L’histoire des « perversions sexuelles » colle à l’évolution des mœurs évidemment, mais aussi aux progrès d’ordre techniques assurant le confort de nos sociétés « avancées ». S’agissant de la prime enfance l’amélioration des pratiques d’élevage est inouïe, avec pour conséquence de considérer le nourrisson comme une « personne » à part entière : en moins d’un siècle la mortalité infantile s’est considérablement améliorée. Les mesures d’hygiène pédiatrique se sont adaptées à une plus juste compréhension des besoins et de la sécurité du bébé : fini notamment l’enveloppement de bandelettes, façon momie égyptienne. La commercialisation notamment des changes jetables a abolit les corvées de lessive de mères de famille « libérées » … afin de s’empêtrer dans les embouteillages et de confier aux aides puéricultrices les devoirs de biberons et l’apprentissage de la propreté.
Oui, le bébé est une idole moderne parce qu’il est « totémisé » par une société qui l’adore et, simultanément, le redoute puisqu’il menace, notamment aujourd’hui, le parcours professionnel féminin. Cette ambivalence était inopérante en sexologie jusqu’à présent, et l’érotisation de l’enfance se bornait soit à l’inceste, soit à des formes de déviances scatologiques par exemple. Le nourrisson n’existait pas socialement, il n’était donc pas pornographiable et les sexologues du début du siècle, si prolixes pourtant en anecdotes originales, l’ont ignoré.

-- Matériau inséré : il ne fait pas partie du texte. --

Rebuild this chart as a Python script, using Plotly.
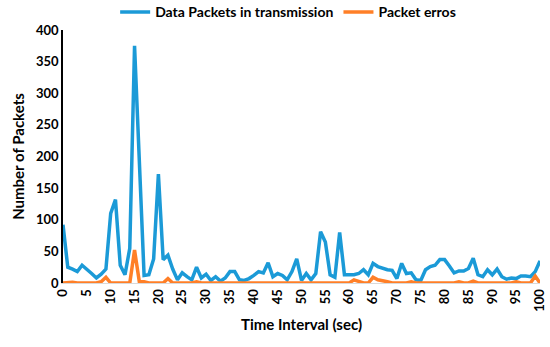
import plotly.graph_objects as go

time_sec = list(range(0, 101))
data_packets = [
    92, 25, 22, 18, 28, 22, 15, 8, 14, 22,
    110, 132, 28, 13, 55, 375, 200, 12, 13, 38,
    172, 37, 44, 22, 5, 16, 10, 5, 25, 8,
    14, 4, 10, 3, 8, 18, 18, 5, 4, 7,
    12, 18, 16, 32, 10, 15, 12, 5, 18, 38,
    4, 15, 5, 15, 81, 65, 13, 9, 80, 13,
    13, 13, 15, 21, 13, 31, 26, 23, 21, 20,
    7, 31, 15, 16, 5, 4, 21, 26, 28, 37,
    37, 27, 16, 19, 19, 23, 39, 13, 10, 21,
    13, 22, 10, 6, 8, 7, 11, 11, 10, 18,
    35,
]
packet_errors = [
    0, 1, 1, 0, 0, 0, 0, 0, 2, 9,
    0, 0, 0, 0, 0, 52, 2, 2, 0, 0,
    0, 0, 7, 0, 0, 0, 0, 0, 2, 0,
    0, 0, 0, 0, 0, 0, 0, 0, 0, 0,
    0, 0, 0, 0, 0, 0, 0, 0, 0, 0,
    0, 0, 0, 0, 0, 0, 0, 0, 0, 0,
    0, 5, 2, 0, 0, 9, 5, 4, 2, 0,
    0, 0, 0, 2, 0, 0, 0, 0, 0, 0,
    0, 0, 0, 2, 0, 0, 3, 0, 0, 0,
    0, 0, 0, 0, 0, 2, 0, 0, 0, 11,
    0,
]
x_ticks = list(range(0, 101, 5))
y_ticks = list(range(0, 401, 50))

FONT = "Lato"

fig = go.Figure()
fig.add_trace(go.Scatter(x=time_sec, y=data_packets, mode="lines",
                         name="Data Packets in transmission",
                         line=dict(color="#1B9AD7", width=3.5)))
fig.add_trace(go.Scatter(x=time_sec, y=packet_errors, mode="lines",
                         name="Packet erros",
                         line=dict(color="#FF7F27", width=3.5)))

# plot area: x 63..540, y 30..283 ; margins t=2, b=64 -> height 281
fig.update_layout(
    width=550, height=347,
    margin=dict(l=63, r=10, t=2, b=64, autoexpand=False),
    paper_bgcolor="white", plot_bgcolor="white",
    font=dict(family=FONT, size=13, color="black", weight="bold"),
    showlegend=True,
    legend=dict(orientation="h", x=0.472, xanchor="center", y=1.02, yanchor="top",
                font=dict(family=FONT, size=14, color="black", weight="bold"),
                itemwidth=30, bgcolor="rgba(0,0,0,0)"),
    xaxis=dict(range=[0, 100], tickvals=x_ticks, ticktext=[str(v) for v in x_ticks],
               tickangle=-90, showgrid=False, zeroline=False, automargin=False,
               showline=True, linecolor="#d9d9d9", linewidth=1, ticks="",
               title=dict(text="Time Interval (sec)", standoff=8,
                          font=dict(family=FONT, size=15, weight="bold")),
               tickfont=dict(family=FONT, size=13, weight="bold")),
    yaxis=dict(range=[0, 400], domain=[0, 253 / 281], tickvals=y_ticks,
               showgrid=False, zeroline=False, automargin=False,
               showline=True, linecolor="black", linewidth=1.5, ticks="",
               title=dict(text="Number of Packets", standoff=8,
                          font=dict(family=FONT, size=15, weight="bold")),
               tickfont=dict(family=FONT, size=13, weight="bold")),
)

fig.write_html("out.html", config={"displayModeBar": False},
               post_script="document.body.style.margin='0';document.body.style.overflow='hidden';")
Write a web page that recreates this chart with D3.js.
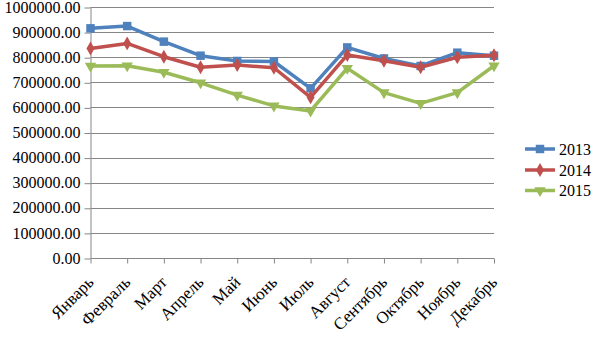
<!DOCTYPE html>
<html>
<head>
<meta charset="utf-8">
<script src="https://cdn.jsdelivr.net/npm/d3@7"></script>
<style>
  html, body { margin: 0; padding: 0; background: #fff; }
  svg { display: block; }
  text { font-family: "Liberation Serif", "DejaVu Serif", serif; fill: #000; }
</style>
</head>
<body>
<svg id="chart" width="605" height="340"></svg>
<script>
// Monthly figures by year
const months = ["Январь", "Февраль", "Март", "Апрель", "Май", "Июнь",
                "Июль", "Август", "Сентябрь", "Октябрь", "Ноябрь", "Декабрь"];
const years = ["2013", "2014", "2015"];
const values2013 = [915000, 924000, 862000, 806000, 785000, 783000, 676000, 839000, 795000, 765000, 818000, 806000];
const values2014 = [835000, 855000, 802000, 760000, 769000, 758000, 640000, 809000, 786000, 760000, 800000, 808000];
const values2015 = [765000, 766000, 740000, 698000, 649000, 606000, 586000, 756000, 659000, 616000, 659000, 766000];
const yTicks = [0, 100000, 200000, 300000, 400000, 500000, 600000, 700000, 800000, 900000, 1000000];

const colors = ["#4F81BD", "#C0504D", "#9BBB59"];
const markers = [d3.symbolSquare, d3.symbolDiamond, d3.symbolTriangle];

const series = years.map((y, i) => ({
  name: y,
  values: [values2013, values2014, values2015][i],
  color: colors[i],
  marker: markers[i]
}));

const svg = d3.select("#chart");
const plot = { left: 90.5, right: 494, top: 7, bottom: 258 };
const grey = "#868686";

const x = d3.scalePoint().domain(months).range([plot.left, plot.right]).padding(0);
const y = d3.scaleLinear().domain([0, 1000000]).range([plot.bottom, plot.top]);

// Horizontal gridlines
svg.append("g").selectAll("line").data(yTicks.slice(1)).join("line")
  .attr("x1", plot.left).attr("x2", plot.right)
  .attr("y1", d => Math.round(y(d)) + 0.5).attr("y2", d => Math.round(y(d)) + 0.5)
  .attr("stroke", grey).attr("stroke-width", 1);

// Value axis
const yAxis = svg.append("g")
  .attr("transform", `translate(${plot.left},0)`)
  .call(d3.axisLeft(y).tickValues(yTicks).tickSize(6).tickPadding(4)
    .tickFormat(d => d3.format(".2f")(d)));
yAxis.selectAll(".tick line").attr("stroke", grey)
  .attr("transform", "translate(0,0.5)");
yAxis.select(".domain").attr("stroke", grey).attr("d", `M0.5,${plot.top}V${plot.bottom + 0.5}`);
yAxis.selectAll("text").attr("font-size", 16).attr("font-family", "Liberation Serif").attr("fill", "#000");

// Category axis
const xAxis = svg.append("g")
  .attr("transform", `translate(0,${plot.bottom + 0.5})`)
  .call(d3.axisBottom(x).tickSize(5).tickPadding(0));
xAxis.select(".domain").attr("stroke", grey).attr("d", `M${plot.left},0H${plot.right}`);
xAxis.selectAll(".tick line").attr("stroke", grey);
xAxis.selectAll(".tick text")
  .attr("font-size", 17)
  .attr("font-family", "Liberation Serif")
  .attr("fill", "#000")
  .attr("text-anchor", "end")
  .attr("dy", "0.35em")
  .attr("transform", "translate(-4,17) rotate(-45)");

// Lines and markers
const line = d3.line().x((d, i) => x(months[i])).y(d => y(d));

series.forEach(s => {
  svg.append("path")
    .datum(s.values)
    .attr("fill", "none")
    .attr("stroke", s.color)
    .attr("stroke-width", 3.5)
    .attr("stroke-linejoin", "round")
    .attr("d", line);

  const sym = d3.symbol().type(s.marker).size(s.marker === d3.symbolSquare ? 72 : 56);
  svg.append("g").selectAll("path").data(s.values).join("path")
    .attr("d", sym)
    .attr("fill", s.color)
    .attr("transform", (d, i) => `translate(${x(months[i])},${y(d)})` +
      (s.marker === d3.symbolTriangle ? " rotate(180)" : ""));
});

// Legend
const legend = svg.append("g");
const legendY = [149, 170, 190.5];
series.forEach((s, i) => {
  const g = legend.append("g").attr("transform", `translate(0,${legendY[i]})`);
  g.append("line").attr("x1", 525).attr("x2", 555).attr("y1", 0).attr("y2", 0)
    .attr("stroke", s.color).attr("stroke-width", 3.5);
  g.append("path")
    .attr("d", d3.symbol().type(s.marker).size(s.marker === d3.symbolSquare ? 72 : 56))
    .attr("fill", s.color)
    .attr("transform", `translate(540,0)` + (s.marker === d3.symbolTriangle ? " rotate(180)" : ""));
  g.append("text").attr("x", 559).attr("y", 0).attr("dy", "0.35em")
    .attr("font-size", 16).text(s.name);
});
</script>
</body>
</html>
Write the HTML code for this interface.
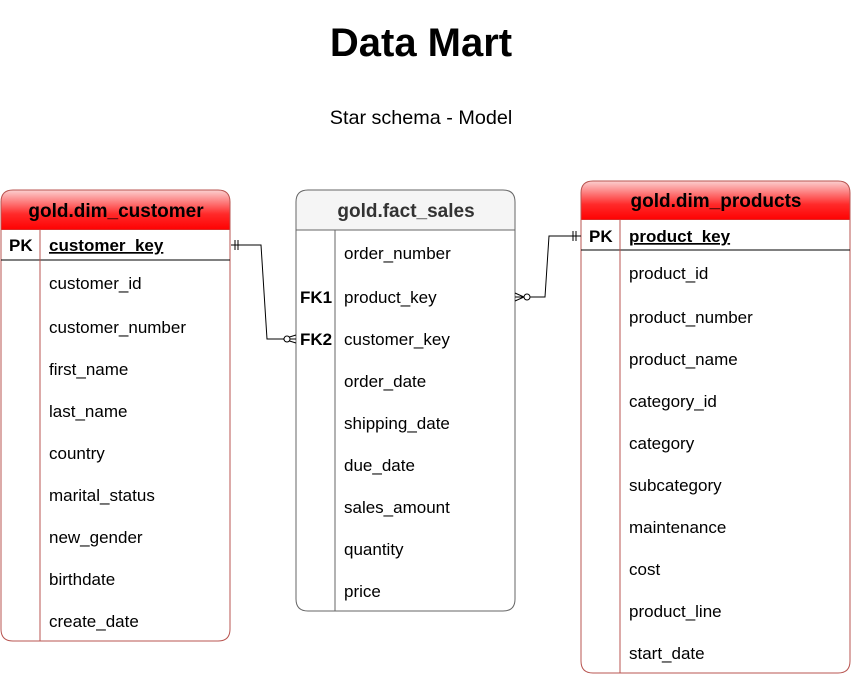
<!DOCTYPE html>
<html><head><style>body{margin:0;background:#fff}svg{display:block}</style></head><body>
<svg width="851" height="675" xmlns="http://www.w3.org/2000/svg" font-family="Liberation Sans, Arial, sans-serif">
<defs>
<linearGradient id="rg" x1="0" y1="0" x2="0" y2="1"><stop offset="0" stop-color="#fbd0d0"/><stop offset="0.6" stop-color="#ff2a2a"/><stop offset="1" stop-color="#ff0000"/></linearGradient>
</defs>
<text x="421" y="56" font-size="40" font-weight="bold" text-anchor="middle">Data Mart</text>
<text x="421" y="124" font-size="19.8" text-anchor="middle">Star schema - Model</text>

<!-- customer -->
<path d="M1,230 V202 Q1,190 13,190 H218 Q230,190 230,202 V230 Z" fill="url(#rg)" stroke="#b85450"/>
<path d="M1,230 V629 Q1,641 13,641 H218 Q230,641 230,629 V230" fill="#fff" stroke="#b85450"/>
<line x1="1" y1="260" x2="230" y2="260" stroke="#000"/>
<line x1="40" y1="230" x2="40" y2="641" stroke="#b85450"/>
<text x="116" y="217" font-size="19" font-weight="bold" text-anchor="middle">gold.dim_customer</text>
<text x="9" y="251" font-size="17" font-weight="bold">PK</text>
<text x="49" y="251" font-size="17" font-weight="bold" text-decoration="underline">customer_key</text>
<g font-size="17">
<text x="49" y="289">customer_id</text>
<text x="49" y="333">customer_number</text>
<text x="49" y="375">first_name</text>
<text x="49" y="417">last_name</text>
<text x="49" y="459">country</text>
<text x="49" y="501">marital_status</text>
<text x="49" y="543">new_gender</text>
<text x="49" y="585">birthdate</text>
<text x="49" y="627">create_date</text>
</g>

<!-- fact -->
<path d="M296,230 V202 Q296,190 308,190 H503 Q515,190 515,202 V230 Z" fill="#f5f5f5" stroke="#666"/>
<path d="M296,230 V599 Q296,611 308,611 H503 Q515,611 515,599 V230 Z" fill="#fff" stroke="#666"/>
<line x1="296" y1="230" x2="515" y2="230" stroke="#666"/>
<line x1="335" y1="230" x2="335" y2="611" stroke="#666"/>
<text x="406" y="217" font-size="19" font-weight="bold" text-anchor="middle" fill="#333">gold.fact_sales</text>
<text x="300" y="303" font-size="17" font-weight="bold">FK1</text>
<text x="300" y="345" font-size="17" font-weight="bold">FK2</text>
<g font-size="17">
<text x="344" y="259">order_number</text>
<text x="344" y="303">product_key</text>
<text x="344" y="345">customer_key</text>
<text x="344" y="387">order_date</text>
<text x="344" y="429">shipping_date</text>
<text x="344" y="471">due_date</text>
<text x="344" y="513">sales_amount</text>
<text x="344" y="555">quantity</text>
<text x="344" y="597">price</text>
</g>

<!-- products -->
<path d="M581,220 V193 Q581,181 593,181 H838 Q850,181 850,193 V220 Z" fill="url(#rg)" stroke="#b85450"/>
<path d="M581,220 V661 Q581,673 593,673 H838 Q850,673 850,661 V220" fill="#fff" stroke="#b85450"/>
<line x1="581" y1="250" x2="850" y2="250" stroke="#000"/>
<line x1="620" y1="220" x2="620" y2="673" stroke="#b85450"/>
<text x="716" y="207" font-size="19" font-weight="bold" text-anchor="middle">gold.dim_products</text>
<text x="589" y="242" font-size="17" font-weight="bold">PK</text>
<text x="629" y="242" font-size="17" font-weight="bold" text-decoration="underline">product_key</text>
<g font-size="17">
<text x="629" y="279">product_id</text>
<text x="629" y="323">product_number</text>
<text x="629" y="365">product_name</text>
<text x="629" y="407">category_id</text>
<text x="629" y="449">category</text>
<text x="629" y="491">subcategory</text>
<text x="629" y="533">maintenance</text>
<text x="629" y="575">cost</text>
<text x="629" y="617">product_line</text>
<text x="629" y="659">start_date</text>
</g>

<!-- connectors -->
<g fill="none" stroke="#000" stroke-width="1">
<path d="M231,245 H261 L267,339 H296"/>
<line x1="235" y1="240" x2="235" y2="250"/><line x1="238" y1="240" x2="238" y2="250"/>
<path d="M296,335 L283,339 L296,343"/>
<circle cx="287" cy="339" r="3" fill="#fff"/>
<path d="M515,297 H545 L549,236 H581"/>
<line x1="573" y1="231" x2="573" y2="241"/><line x1="576" y1="231" x2="576" y2="241"/>
<path d="M515,293 L524,297 L515,301"/>
<circle cx="527" cy="297" r="3" fill="#fff"/>
</g>
</svg>
</body></html>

Inutile d’être fin psychologue pour comprendre que ce sont les garçons qui vont manifester, plus que les filles, leur besoin de simulation du maternage. Jouer au bébé, en soignant le décor et les costumes, relève le plus souvent du traitement désespéré d’une carence affective pathogène datant des 18 premiers mois de l’existence. Aucun lien ne peut être établi selon moi entre cette stratégie de rattrapage du façonnage de l’être soi, et le développement ultérieur de la fonction érotique adulte. Il n’y a pas ici de quête tarabiscotée de transgression pour parvenir à jouir, il n’y a même pas de réel besoin d’orgasme, ni d’attrait pour la soumission de type masochiste : ce qui est en jeu dans ce psychodrame, c’est la réparation, le rafistolage symbolique d’une perte de mémoire de l’éveil sensoriel et émotionnel primordial.
La rencontre avec la nourrice de remplacement est donc le point d’achoppement du projet mais, « d’instinct », un érotisme féminin de haut grade peut installer provisoirement la mise en scène convoitée : déguisements, grimaces, vocalisations, câlineries et réprimandes vont étayer la séquence cruciale du change. La couche devient un avatar maternel, fusionnel, aphrodisiaque, prétexte d’un dialogue charnel régressif, donc fondateur de l’identité du sujet.
L’emblème de ce véritable travail d’éveil, c’est la laine. En effet il n’y aura pas de simulacre convenable sans les langes, le déshabillage, les fesses à nu. C’est autour des langes et de la layette que se noue la relation de substitution avec la maman fétiche. Tous les comportements d’assistance affective (bercement, lavage, gronderies…) s’organisent donc autour du rôle-clé que tiennent les étoffes, les compresses, les cotons, qui recueillent et nettoient les aveux les plus « criants » de l’insolence docile du pseudo nourrisson : ses urines et parfois, ses fèces.
Je propose d’appeler cette thématique fétichiste d’assistance maternelle pastiche : la « lanéphilie », postulant, a priori, qu’il s’agit plus ici d’un rétropédalage narcissique transitoire, que d’une addiction érogène incurable. Ainsi, dès 1170 retrouve-t-on dans le langage populaire le mot lange comme dérivé direct du latin laneus, laine, sachant que pendant des siècles les nourrissons sont précautionneusement emmaillotés dans du « pur laine ». Les changes synthétiques jetables n’ont tari ni le savoir-faire des mères, ni la jubilation rieuse des bébés, vrais ou factices.